** Collected data **
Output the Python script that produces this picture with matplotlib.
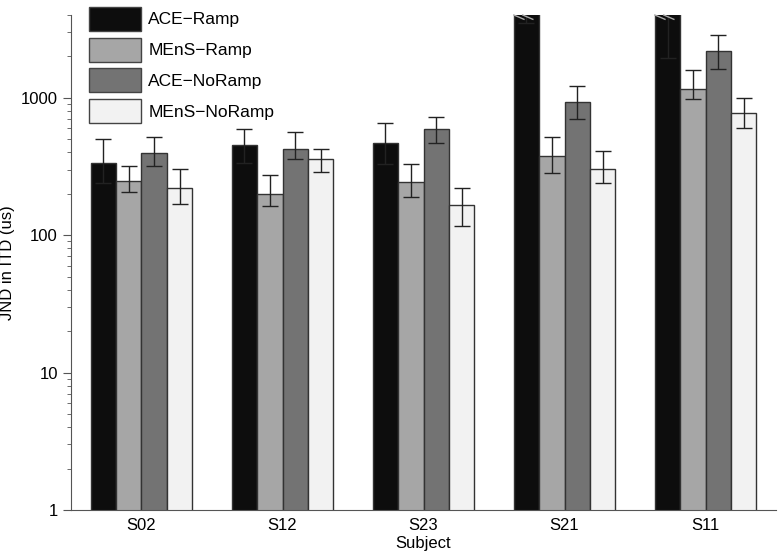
import numpy as np
import matplotlib
matplotlib.use("Agg")
import matplotlib.pyplot as plt

plt.rcParams['font.family'] = ['Liberation Sans', 'DejaVu Sans']

subjects = ['S02', 'S12', 'S23', 'S21', 'S11']
conditions = ['ACE\u2212Ramp', 'MEnS\u2212Ramp', 'ACE\u2212NoRamp', 'MEnS\u2212NoRamp']
colors = ['#0d0d0d', '#a6a6a6', '#737373', '#f2f2f2']

# JND values (us) per condition, per subject
ace_ramp = [335, 450, 470, 6000, 6000]
mens_ramp = [247, 198, 242, 374, 1162]
ace_noramp = [395, 427, 596, 935, 2190]
mens_noramp = [219, 356, 165, 301, 780]

# error bar lower / upper ends
ace_ramp_lo = [238, 337, 330, 3500, 1950]
ace_ramp_hi = [505, 596, 660, 9000, 9000]
mens_ramp_lo = [205, 162, 188, 281, 982]
mens_ramp_hi = [316, 272, 331, 514, 1590]
ace_noramp_lo = [321, 361, 470, 705, 1625]
ace_noramp_hi = [514, 567, 721, 1222, 2860]
mens_noramp_lo = [168, 286, 116, 238, 605]
mens_noramp_hi = [301, 427, 222, 413, 1000]

vals = [ace_ramp, mens_ramp, ace_noramp, mens_noramp]
los = [ace_ramp_lo, mens_ramp_lo, ace_noramp_lo, mens_noramp_lo]
his = [ace_ramp_hi, mens_ramp_hi, ace_noramp_hi, mens_noramp_hi]

ytop = 4000

fig = plt.figure(figsize=(7.8, 5.55), dpi=100)
ax = fig.add_axes([0.091, 0.081, 0.904, 0.892])

x = np.arange(1, len(subjects) + 1)
w = 0.18
for i in range(4):
    xi = x + (i - 1.5) * w
    v = np.array(vals[i], dtype=float)
    ax.bar(xi, v, width=w, color=colors[i], edgecolor='#333333', linewidth=1.0,
           label=conditions[i], zorder=2)
    lo = v - np.array(los[i])
    hi = np.array(his[i]) - v
    ax.errorbar(xi, v, yerr=[lo, hi], fmt='none', ecolor='#222222',
                elinewidth=1.0, capsize=6, capthick=1.0, zorder=3)
    # break marks on the bars that run off the top
    for xx, vv in zip(xi, v):
        if vv > ytop:
            for d in (-0.35, 0.0):
                xs = [xx - w / 2 + (d + 0.35) * w, xx - w / 2 + (d + 0.75) * w]
                ax.plot(xs, [ytop * 1.0, ytop * 0.93], color='#aaaaaa', lw=1.0,
                        zorder=4, clip_on=False)

ax.set_yscale('log')
ax.set_ylim(1, ytop)
ax.set_xlim(0.5, 5.5)
ax.set_xticks(x)
ax.set_xticklabels(subjects, fontsize=12)
ax.set_yticks([1, 10, 100, 1000])
ax.set_yticklabels(['1', '10', '100', '1000'], fontsize=12)
ax.tick_params(axis='x', length=0, pad=6)
ax.tick_params(axis='y', which='major', direction='out', length=6, color='#555555')
ax.tick_params(axis='y', which='minor', direction='out', length=3, color='#555555')
ax.set_xlabel('Subject', fontsize=12, labelpad=2)
ax.set_ylabel('JND in ITD (us)', fontsize=12)

for s in ['top', 'right']:
    ax.spines[s].set_visible(False)
for s in ['left', 'bottom']:
    ax.spines[s].set_color('#555555')

leg = ax.legend(loc='upper left', bbox_to_anchor=(0.011, 1.038), frameon=False,
                fontsize=12.5, handlelength=3.0, handleheight=1.75,
                labelspacing=0.4, handletextpad=0.4, borderaxespad=0.2)
for p in leg.get_patches():
    p.set_edgecolor('#444444')

fig.savefig('out.png', dpi=100)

** Work to be completed **
Exactly as written, return every line of the listing, but not the pictures.

** Solution below **
Output the Python script that produces this picture with matplotlib.
import numpy as np
import matplotlib
matplotlib.use("Agg")
import matplotlib.pyplot as plt

plt.rcParams['font.family'] = ['Liberation Sans', 'DejaVu Sans']

subjects = ['S02', 'S12', 'S23', 'S21', 'S11']
conditions = ['ACE\u2212Ramp', 'MEnS\u2212Ramp', 'ACE\u2212NoRamp', 'MEnS\u2212NoRamp']
colors = ['#0d0d0d', '#a6a6a6', '#737373', '#f2f2f2']

# JND values (us) per condition, per subject
ace_ramp = [335, 450, 470, 6000, 6000]
mens_ramp = [247, 198, 242, 374, 1162]
ace_noramp = [395, 427, 596, 935, 2190]
mens_noramp = [219, 356, 165, 301, 780]

# error bar lower / upper ends
ace_ramp_lo = [238, 337, 330, 3500, 1950]
ace_ramp_hi = [505, 596, 660, 9000, 9000]
mens_ramp_lo = [205, 162, 188, 281, 982]
mens_ramp_hi = [316, 272, 331, 514, 1590]
ace_noramp_lo = [321, 361, 470, 705, 1625]
ace_noramp_hi = [514, 567, 721, 1222, 2860]
mens_noramp_lo = [168, 286, 116, 238, 605]
mens_noramp_hi = [301, 427, 222, 413, 1000]

vals = [ace_ramp, mens_ramp, ace_noramp, mens_noramp]
los = [ace_ramp_lo, mens_ramp_lo, ace_noramp_lo, mens_noramp_lo]
his = [ace_ramp_hi, mens_ramp_hi, ace_noramp_hi, mens_noramp_hi]

ytop = 4000

fig = plt.figure(figsize=(7.8, 5.55), dpi=100)
ax = fig.add_axes([0.091, 0.081, 0.904, 0.892])

x = np.arange(1, len(subjects) + 1)
w = 0.18
for i in range(4):
    xi = x + (i - 1.5) * w
    v = np.array(vals[i], dtype=float)
    ax.bar(xi, v, width=w, color=colors[i], edgecolor='#333333', linewidth=1.0,
           label=conditions[i], zorder=2)
    lo = v - np.array(los[i])
    hi = np.array(his[i]) - v
    ax.errorbar(xi, v, yerr=[lo, hi], fmt='none', ecolor='#222222',
                elinewidth=1.0, capsize=6, capthick=1.0, zorder=3)
    # break marks on the bars that run off the top
    for xx, vv in zip(xi, v):
        if vv > ytop:
            for d in (-0.35, 0.0):
                xs = [xx - w / 2 + (d + 0.35) * w, xx - w / 2 + (d + 0.75) * w]
                ax.plot(xs, [ytop * 1.0, ytop * 0.93], color='#aaaaaa', lw=1.0,
                        zorder=4, clip_on=False)

ax.set_yscale('log')
ax.set_ylim(1, ytop)
ax.set_xlim(0.5, 5.5)
ax.set_xticks(x)
ax.set_xticklabels(subjects, fontsize=12)
ax.set_yticks([1, 10, 100, 1000])
ax.set_yticklabels(['1', '10', '100', '1000'], fontsize=12)
ax.tick_params(axis='x', length=0, pad=6)
ax.tick_params(axis='y', which='major', direction='out', length=6, color='#555555')
ax.tick_params(axis='y', which='minor', direction='out', length=3, color='#555555')
ax.set_xlabel('Subject', fontsize=12, labelpad=2)
ax.set_ylabel('JND in ITD (us)', fontsize=12)

for s in ['top', 'right']:
    ax.spines[s].set_visible(False)
for s in ['left', 'bottom']:
    ax.spines[s].set_color('#555555')

leg = ax.legend(loc='upper left', bbox_to_anchor=(0.011, 1.038), frameon=False,
                fontsize=12.5, handlelength=3.0, handleheight=1.75,
                labelspacing=0.4, handletextpad=0.4, borderaxespad=0.2)
for p in leg.get_patches():
    p.set_edgecolor('#444444')

fig.savefig('out.png', dpi=100)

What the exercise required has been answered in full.